• [Job]:
Give all the lines below again, exactly, with no pictures.

══ Information provided ══

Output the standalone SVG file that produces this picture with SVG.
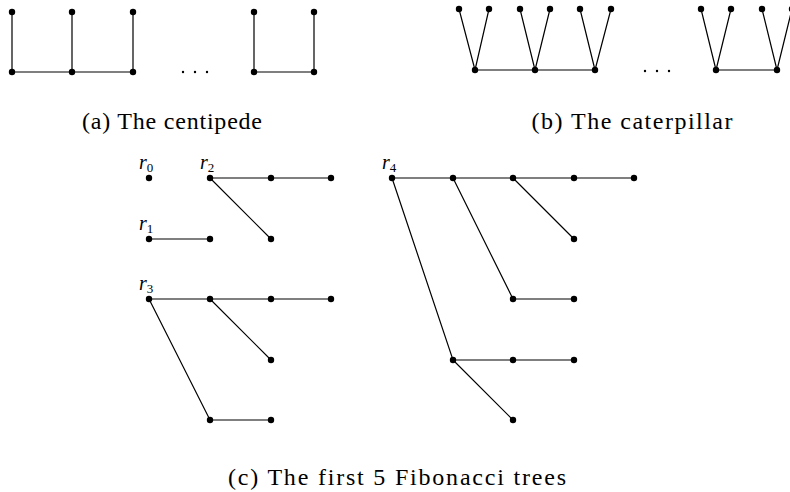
<svg xmlns="http://www.w3.org/2000/svg" width="790" height="492" viewBox="0 0 790 492">
<style>
.e{stroke:#000;stroke-width:1.2;fill:none}
.v{fill:#000}
.cap{font-family:"Liberation Serif","DejaVu Serif",serif;font-size:24px;fill:#000}
.lbl{font-family:"Liberation Serif","DejaVu Serif",serif;font-size:20px;font-style:italic;fill:#000}
.sub{font-size:13px;font-style:normal}
</style>
<defs><circle id="d" r="3.2" class="v"/></defs>
<rect width="790" height="492" fill="#fff"/>
<g id="connectors">
<path class="e" d="M12,12V72H133V12M72,12V72M254,12V72H314V12"/>
<path class="e" d="M459,9L475,70L489,9M520,9L535,70L550,9M580,9L595,70L611,9M475,70H595M701,9L716,70L731,9M762,9L777,70L792,9M716,70H777"/>
<path class="e" d="M149,239H210M210,178H331M210,178L271,239"/>
<path class="e" d="M149,299H331M210,299L271,360M149,299L210,420H271"/>
<path class="e" d="M392,178H634M513,178L574,239M453,178L513,299H574M392,178L453,360H574M453,360L513,420"/>
</g>
<g id="centipede">
<use href="#d" x="12" y="12"/><use href="#d" x="72" y="12"/><use href="#d" x="133" y="12"/><use href="#d" x="254" y="12"/><use href="#d" x="314" y="12"/>
<use href="#d" x="12" y="72"/><use href="#d" x="72" y="72"/><use href="#d" x="133" y="72"/><use href="#d" x="254" y="72"/><use href="#d" x="314" y="72"/>
<circle cx="183" cy="72" r="1.2" class="v"/><circle cx="195" cy="72" r="1.2" class="v"/><circle cx="207" cy="72" r="1.2" class="v"/>
<text class="cap" x="172" y="129" text-anchor="middle" textLength="180">(a) The centipede</text>
</g>
<g id="caterpillar">
<use href="#d" x="459" y="9"/><use href="#d" x="489" y="9"/><use href="#d" x="520" y="9"/><use href="#d" x="550" y="9"/><use href="#d" x="580" y="9"/><use href="#d" x="611" y="9"/>
<use href="#d" x="701" y="9"/><use href="#d" x="731" y="9"/><use href="#d" x="762" y="9"/><use href="#d" x="792" y="9"/>
<use href="#d" x="475" y="70"/><use href="#d" x="535" y="70"/><use href="#d" x="595" y="70"/><use href="#d" x="716" y="70"/><use href="#d" x="777" y="70"/>
<circle cx="645" cy="71" r="1.2" class="v"/><circle cx="657" cy="71" r="1.2" class="v"/><circle cx="669" cy="71" r="1.2" class="v"/>
<text class="cap" x="632" y="129" text-anchor="middle" textLength="201">(b) The caterpillar</text>
</g>
<g id="r0">
<use href="#d" x="149" y="178"/>
<text class="lbl" x="139" y="169">r<tspan class="sub" dy="3">0</tspan></text>
</g>
<g id="r1">
<use href="#d" x="149" y="239"/><use href="#d" x="210" y="239"/>
<text class="lbl" x="139" y="230">r<tspan class="sub" dy="3">1</tspan></text>
</g>
<g id="r2">
<use href="#d" x="210" y="178"/><use href="#d" x="271" y="178"/><use href="#d" x="331" y="178"/><use href="#d" x="271" y="239"/>
<text class="lbl" x="200" y="169">r<tspan class="sub" dy="3">2</tspan></text>
</g>
<g id="r3">
<use href="#d" x="149" y="299"/><use href="#d" x="210" y="299"/><use href="#d" x="271" y="299"/><use href="#d" x="331" y="299"/><use href="#d" x="271" y="360"/><use href="#d" x="210" y="420"/><use href="#d" x="271" y="420"/>
<text class="lbl" x="139" y="290">r<tspan class="sub" dy="3">3</tspan></text>
</g>
<g id="r4">
<use href="#d" x="392" y="178"/><use href="#d" x="453" y="178"/><use href="#d" x="513" y="178"/><use href="#d" x="574" y="178"/><use href="#d" x="634" y="178"/>
<use href="#d" x="574" y="239"/><use href="#d" x="513" y="299"/><use href="#d" x="574" y="299"/>
<use href="#d" x="453" y="360"/><use href="#d" x="513" y="360"/><use href="#d" x="574" y="360"/><use href="#d" x="513" y="420"/>
<text class="lbl" x="382" y="169">r<tspan class="sub" dy="3">4</tspan></text>
</g>
<text class="cap" x="397" y="485" text-anchor="middle" textLength="338">(c) The first 5 Fibonacci trees</text>
</svg>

═══

• [Complete output]:
Output the standalone SVG file that produces this picture with SVG.
<svg xmlns="http://www.w3.org/2000/svg" width="790" height="492" viewBox="0 0 790 492">
<style>
.e{stroke:#000;stroke-width:1.2;fill:none}
.v{fill:#000}
.cap{font-family:"Liberation Serif","DejaVu Serif",serif;font-size:24px;fill:#000}
.lbl{font-family:"Liberation Serif","DejaVu Serif",serif;font-size:20px;font-style:italic;fill:#000}
.sub{font-size:13px;font-style:normal}
</style>
<defs><circle id="d" r="3.2" class="v"/></defs>
<rect width="790" height="492" fill="#fff"/>
<g id="connectors">
<path class="e" d="M12,12V72H133V12M72,12V72M254,12V72H314V12"/>
<path class="e" d="M459,9L475,70L489,9M520,9L535,70L550,9M580,9L595,70L611,9M475,70H595M701,9L716,70L731,9M762,9L777,70L792,9M716,70H777"/>
<path class="e" d="M149,239H210M210,178H331M210,178L271,239"/>
<path class="e" d="M149,299H331M210,299L271,360M149,299L210,420H271"/>
<path class="e" d="M392,178H634M513,178L574,239M453,178L513,299H574M392,178L453,360H574M453,360L513,420"/>
</g>
<g id="centipede">
<use href="#d" x="12" y="12"/><use href="#d" x="72" y="12"/><use href="#d" x="133" y="12"/><use href="#d" x="254" y="12"/><use href="#d" x="314" y="12"/>
<use href="#d" x="12" y="72"/><use href="#d" x="72" y="72"/><use href="#d" x="133" y="72"/><use href="#d" x="254" y="72"/><use href="#d" x="314" y="72"/>
<circle cx="183" cy="72" r="1.2" class="v"/><circle cx="195" cy="72" r="1.2" class="v"/><circle cx="207" cy="72" r="1.2" class="v"/>
<text class="cap" x="172" y="129" text-anchor="middle" textLength="180">(a) The centipede</text>
</g>
<g id="caterpillar">
<use href="#d" x="459" y="9"/><use href="#d" x="489" y="9"/><use href="#d" x="520" y="9"/><use href="#d" x="550" y="9"/><use href="#d" x="580" y="9"/><use href="#d" x="611" y="9"/>
<use href="#d" x="701" y="9"/><use href="#d" x="731" y="9"/><use href="#d" x="762" y="9"/><use href="#d" x="792" y="9"/>
<use href="#d" x="475" y="70"/><use href="#d" x="535" y="70"/><use href="#d" x="595" y="70"/><use href="#d" x="716" y="70"/><use href="#d" x="777" y="70"/>
<circle cx="645" cy="71" r="1.2" class="v"/><circle cx="657" cy="71" r="1.2" class="v"/><circle cx="669" cy="71" r="1.2" class="v"/>
<text class="cap" x="632" y="129" text-anchor="middle" textLength="201">(b) The caterpillar</text>
</g>
<g id="r0">
<use href="#d" x="149" y="178"/>
<text class="lbl" x="139" y="169">r<tspan class="sub" dy="3">0</tspan></text>
</g>
<g id="r1">
<use href="#d" x="149" y="239"/><use href="#d" x="210" y="239"/>
<text class="lbl" x="139" y="230">r<tspan class="sub" dy="3">1</tspan></text>
</g>
<g id="r2">
<use href="#d" x="210" y="178"/><use href="#d" x="271" y="178"/><use href="#d" x="331" y="178"/><use href="#d" x="271" y="239"/>
<text class="lbl" x="200" y="169">r<tspan class="sub" dy="3">2</tspan></text>
</g>
<g id="r3">
<use href="#d" x="149" y="299"/><use href="#d" x="210" y="299"/><use href="#d" x="271" y="299"/><use href="#d" x="331" y="299"/><use href="#d" x="271" y="360"/><use href="#d" x="210" y="420"/><use href="#d" x="271" y="420"/>
<text class="lbl" x="139" y="290">r<tspan class="sub" dy="3">3</tspan></text>
</g>
<g id="r4">
<use href="#d" x="392" y="178"/><use href="#d" x="453" y="178"/><use href="#d" x="513" y="178"/><use href="#d" x="574" y="178"/><use href="#d" x="634" y="178"/>
<use href="#d" x="574" y="239"/><use href="#d" x="513" y="299"/><use href="#d" x="574" y="299"/>
<use href="#d" x="453" y="360"/><use href="#d" x="513" y="360"/><use href="#d" x="574" y="360"/><use href="#d" x="513" y="420"/>
<text class="lbl" x="382" y="169">r<tspan class="sub" dy="3">4</tspan></text>
</g>
<text class="cap" x="397" y="485" text-anchor="middle" textLength="338">(c) The first 5 Fibonacci trees</text>
</svg>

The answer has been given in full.